** Task goal **
Find the lines holding "this" and copy them.

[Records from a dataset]
»»
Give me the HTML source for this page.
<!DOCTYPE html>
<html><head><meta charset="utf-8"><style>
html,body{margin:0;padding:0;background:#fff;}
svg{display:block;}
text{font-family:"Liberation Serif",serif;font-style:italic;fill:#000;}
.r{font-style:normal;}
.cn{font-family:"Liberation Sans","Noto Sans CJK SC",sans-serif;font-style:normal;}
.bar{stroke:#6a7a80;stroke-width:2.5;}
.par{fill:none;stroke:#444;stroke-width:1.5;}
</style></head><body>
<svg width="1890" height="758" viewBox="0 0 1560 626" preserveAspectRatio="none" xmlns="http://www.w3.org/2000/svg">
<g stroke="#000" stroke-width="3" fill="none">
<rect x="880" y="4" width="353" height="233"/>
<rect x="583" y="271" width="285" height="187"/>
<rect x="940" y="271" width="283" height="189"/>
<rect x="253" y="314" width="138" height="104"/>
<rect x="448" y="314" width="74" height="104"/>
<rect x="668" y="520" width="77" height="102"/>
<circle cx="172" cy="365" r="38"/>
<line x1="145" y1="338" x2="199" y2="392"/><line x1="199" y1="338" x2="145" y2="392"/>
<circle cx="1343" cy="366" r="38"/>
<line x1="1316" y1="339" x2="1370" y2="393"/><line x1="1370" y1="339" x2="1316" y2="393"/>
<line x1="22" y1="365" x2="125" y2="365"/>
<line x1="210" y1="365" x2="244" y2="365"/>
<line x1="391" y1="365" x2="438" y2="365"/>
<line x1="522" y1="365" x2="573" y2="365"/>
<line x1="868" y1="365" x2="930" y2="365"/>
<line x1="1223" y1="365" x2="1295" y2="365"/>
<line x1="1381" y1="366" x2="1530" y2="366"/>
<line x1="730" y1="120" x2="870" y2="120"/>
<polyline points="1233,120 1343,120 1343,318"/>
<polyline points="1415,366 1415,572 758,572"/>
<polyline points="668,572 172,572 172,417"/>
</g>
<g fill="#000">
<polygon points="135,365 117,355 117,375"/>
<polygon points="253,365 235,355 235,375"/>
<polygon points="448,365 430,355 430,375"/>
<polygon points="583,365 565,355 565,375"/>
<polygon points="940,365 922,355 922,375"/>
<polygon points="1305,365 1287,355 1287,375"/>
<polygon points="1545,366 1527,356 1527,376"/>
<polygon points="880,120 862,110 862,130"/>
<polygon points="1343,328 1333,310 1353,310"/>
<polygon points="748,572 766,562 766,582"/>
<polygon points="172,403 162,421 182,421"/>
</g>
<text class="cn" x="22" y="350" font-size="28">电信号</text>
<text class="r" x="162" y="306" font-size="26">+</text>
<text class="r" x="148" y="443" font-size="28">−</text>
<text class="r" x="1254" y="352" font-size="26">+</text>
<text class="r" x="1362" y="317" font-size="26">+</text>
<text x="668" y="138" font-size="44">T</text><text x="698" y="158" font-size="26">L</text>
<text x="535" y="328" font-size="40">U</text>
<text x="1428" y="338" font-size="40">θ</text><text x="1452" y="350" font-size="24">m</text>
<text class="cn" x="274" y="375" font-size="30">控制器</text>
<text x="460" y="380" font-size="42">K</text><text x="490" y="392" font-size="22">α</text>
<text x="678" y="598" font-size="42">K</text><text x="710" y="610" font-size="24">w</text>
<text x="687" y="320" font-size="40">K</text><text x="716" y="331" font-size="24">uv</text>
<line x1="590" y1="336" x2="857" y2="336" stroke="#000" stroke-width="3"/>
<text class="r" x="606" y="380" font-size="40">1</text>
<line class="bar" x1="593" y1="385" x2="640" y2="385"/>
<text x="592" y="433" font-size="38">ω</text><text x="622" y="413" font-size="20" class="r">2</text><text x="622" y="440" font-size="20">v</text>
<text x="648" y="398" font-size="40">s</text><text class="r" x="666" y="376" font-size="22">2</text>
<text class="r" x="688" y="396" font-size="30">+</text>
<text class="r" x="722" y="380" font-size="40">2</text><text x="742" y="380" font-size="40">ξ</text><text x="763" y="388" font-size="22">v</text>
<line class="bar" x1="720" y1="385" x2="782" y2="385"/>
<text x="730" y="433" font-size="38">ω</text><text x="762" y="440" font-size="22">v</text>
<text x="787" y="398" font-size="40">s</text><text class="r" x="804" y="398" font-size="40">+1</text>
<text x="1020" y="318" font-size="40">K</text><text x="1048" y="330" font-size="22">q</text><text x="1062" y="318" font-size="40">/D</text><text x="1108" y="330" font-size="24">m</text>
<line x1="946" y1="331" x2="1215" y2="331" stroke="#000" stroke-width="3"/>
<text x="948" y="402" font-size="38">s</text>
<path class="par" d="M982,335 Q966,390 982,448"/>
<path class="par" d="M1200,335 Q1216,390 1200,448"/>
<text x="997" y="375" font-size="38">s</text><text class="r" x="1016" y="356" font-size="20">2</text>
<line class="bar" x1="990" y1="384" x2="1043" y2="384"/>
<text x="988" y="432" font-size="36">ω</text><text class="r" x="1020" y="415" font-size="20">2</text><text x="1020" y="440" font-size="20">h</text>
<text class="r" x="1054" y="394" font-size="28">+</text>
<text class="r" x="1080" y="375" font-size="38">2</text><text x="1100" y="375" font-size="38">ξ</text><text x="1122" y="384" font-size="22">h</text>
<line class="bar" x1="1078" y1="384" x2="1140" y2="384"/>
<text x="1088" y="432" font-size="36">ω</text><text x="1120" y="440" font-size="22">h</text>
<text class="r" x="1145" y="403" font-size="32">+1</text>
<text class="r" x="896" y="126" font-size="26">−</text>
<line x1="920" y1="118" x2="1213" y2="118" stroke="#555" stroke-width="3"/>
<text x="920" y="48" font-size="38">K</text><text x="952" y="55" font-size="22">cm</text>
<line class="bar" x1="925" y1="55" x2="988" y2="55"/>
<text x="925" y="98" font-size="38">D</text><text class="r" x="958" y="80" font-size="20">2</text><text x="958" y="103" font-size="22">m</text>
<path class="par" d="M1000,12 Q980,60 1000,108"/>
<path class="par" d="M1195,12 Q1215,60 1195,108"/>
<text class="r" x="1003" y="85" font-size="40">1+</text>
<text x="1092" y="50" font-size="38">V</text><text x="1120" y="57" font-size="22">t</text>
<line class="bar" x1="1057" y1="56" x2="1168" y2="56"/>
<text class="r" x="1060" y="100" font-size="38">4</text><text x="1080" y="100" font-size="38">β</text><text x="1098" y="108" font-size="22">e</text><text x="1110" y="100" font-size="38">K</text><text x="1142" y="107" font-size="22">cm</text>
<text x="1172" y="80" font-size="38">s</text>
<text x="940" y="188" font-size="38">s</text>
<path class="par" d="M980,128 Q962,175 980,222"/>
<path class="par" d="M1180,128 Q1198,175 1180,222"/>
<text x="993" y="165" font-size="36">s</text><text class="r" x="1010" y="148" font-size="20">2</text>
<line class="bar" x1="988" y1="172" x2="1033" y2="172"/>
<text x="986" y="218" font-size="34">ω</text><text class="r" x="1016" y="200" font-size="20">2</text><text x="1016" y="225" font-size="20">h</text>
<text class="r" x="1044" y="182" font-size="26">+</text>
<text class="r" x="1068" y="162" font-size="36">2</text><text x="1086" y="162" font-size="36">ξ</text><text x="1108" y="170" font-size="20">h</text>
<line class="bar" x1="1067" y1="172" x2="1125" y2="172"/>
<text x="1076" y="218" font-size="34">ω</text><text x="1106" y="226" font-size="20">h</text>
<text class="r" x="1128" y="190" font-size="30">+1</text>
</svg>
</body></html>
««
»»
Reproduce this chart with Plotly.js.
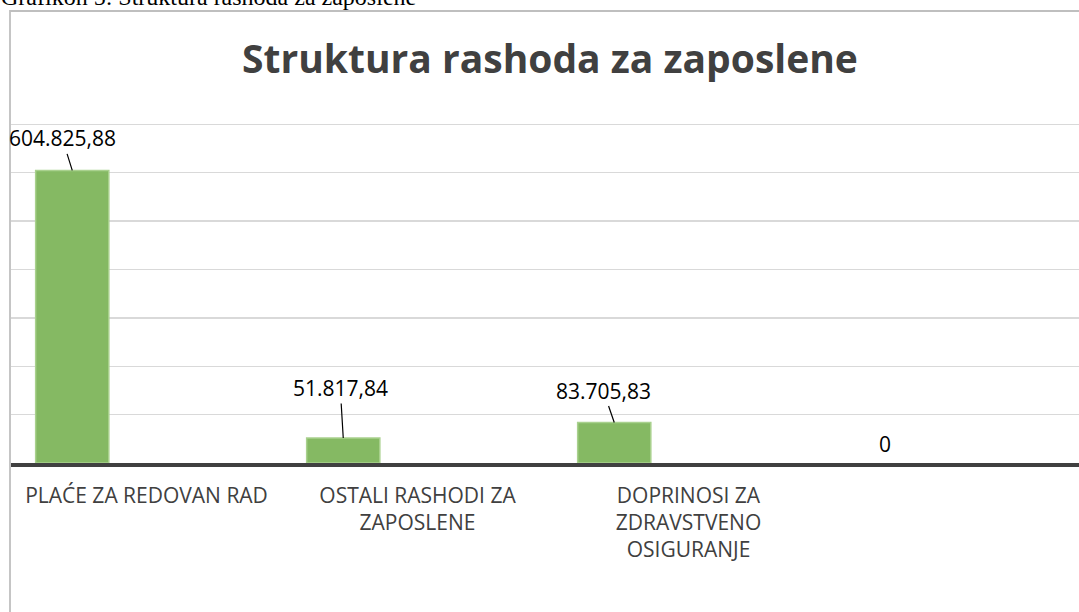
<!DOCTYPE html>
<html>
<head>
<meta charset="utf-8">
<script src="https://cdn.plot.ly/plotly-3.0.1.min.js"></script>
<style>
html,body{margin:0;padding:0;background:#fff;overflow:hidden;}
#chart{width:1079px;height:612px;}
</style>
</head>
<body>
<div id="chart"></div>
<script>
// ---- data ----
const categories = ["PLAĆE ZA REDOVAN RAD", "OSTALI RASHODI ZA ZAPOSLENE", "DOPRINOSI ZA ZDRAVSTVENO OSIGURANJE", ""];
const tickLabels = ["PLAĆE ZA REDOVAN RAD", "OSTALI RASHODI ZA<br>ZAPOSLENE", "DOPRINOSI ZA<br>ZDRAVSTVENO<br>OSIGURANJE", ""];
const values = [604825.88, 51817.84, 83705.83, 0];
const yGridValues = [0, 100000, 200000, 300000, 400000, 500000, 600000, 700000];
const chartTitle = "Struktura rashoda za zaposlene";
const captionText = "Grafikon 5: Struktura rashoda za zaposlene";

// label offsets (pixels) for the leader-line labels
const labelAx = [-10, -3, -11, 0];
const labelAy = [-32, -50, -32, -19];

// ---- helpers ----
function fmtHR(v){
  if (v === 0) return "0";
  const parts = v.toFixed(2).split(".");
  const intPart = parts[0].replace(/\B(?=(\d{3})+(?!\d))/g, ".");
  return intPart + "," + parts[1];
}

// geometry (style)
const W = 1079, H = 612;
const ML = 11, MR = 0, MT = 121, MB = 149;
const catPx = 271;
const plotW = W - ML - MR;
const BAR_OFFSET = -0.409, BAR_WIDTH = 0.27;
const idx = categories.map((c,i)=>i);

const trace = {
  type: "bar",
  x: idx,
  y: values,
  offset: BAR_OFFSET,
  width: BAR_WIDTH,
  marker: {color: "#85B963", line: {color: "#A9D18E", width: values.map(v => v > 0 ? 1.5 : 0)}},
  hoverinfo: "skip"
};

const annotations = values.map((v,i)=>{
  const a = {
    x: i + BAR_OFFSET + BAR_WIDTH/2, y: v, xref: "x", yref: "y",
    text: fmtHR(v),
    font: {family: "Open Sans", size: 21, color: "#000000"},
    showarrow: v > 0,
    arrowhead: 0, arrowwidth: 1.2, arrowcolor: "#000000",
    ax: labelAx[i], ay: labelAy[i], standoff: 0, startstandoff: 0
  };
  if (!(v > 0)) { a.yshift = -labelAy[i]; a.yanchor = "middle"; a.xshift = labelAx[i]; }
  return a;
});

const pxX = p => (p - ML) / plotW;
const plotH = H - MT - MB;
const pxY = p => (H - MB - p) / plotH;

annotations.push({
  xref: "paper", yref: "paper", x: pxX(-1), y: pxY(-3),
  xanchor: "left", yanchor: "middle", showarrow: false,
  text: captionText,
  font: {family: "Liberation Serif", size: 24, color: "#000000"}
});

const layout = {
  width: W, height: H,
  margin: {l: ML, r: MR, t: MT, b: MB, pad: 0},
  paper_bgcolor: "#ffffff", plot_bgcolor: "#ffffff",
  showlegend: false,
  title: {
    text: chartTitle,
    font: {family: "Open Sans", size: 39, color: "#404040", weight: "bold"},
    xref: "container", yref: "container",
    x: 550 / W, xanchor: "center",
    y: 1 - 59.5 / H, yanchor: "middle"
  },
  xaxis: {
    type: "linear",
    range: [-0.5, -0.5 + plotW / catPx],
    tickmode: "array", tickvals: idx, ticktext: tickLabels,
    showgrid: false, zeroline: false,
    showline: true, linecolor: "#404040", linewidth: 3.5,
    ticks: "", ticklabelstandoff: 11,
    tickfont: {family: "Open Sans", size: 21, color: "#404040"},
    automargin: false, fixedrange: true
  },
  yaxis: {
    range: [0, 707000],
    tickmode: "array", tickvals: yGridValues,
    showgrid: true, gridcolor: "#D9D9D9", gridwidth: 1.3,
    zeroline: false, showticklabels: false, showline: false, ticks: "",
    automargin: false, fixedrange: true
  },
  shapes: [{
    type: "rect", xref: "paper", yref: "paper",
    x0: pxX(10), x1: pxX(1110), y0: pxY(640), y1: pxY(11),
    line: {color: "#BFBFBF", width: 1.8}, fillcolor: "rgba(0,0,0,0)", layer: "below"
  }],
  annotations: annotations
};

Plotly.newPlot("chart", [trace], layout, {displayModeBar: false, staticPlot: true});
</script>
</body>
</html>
««
** Final result **
Give me the HTML source for this page.
Reproduce this chart with Plotly.js.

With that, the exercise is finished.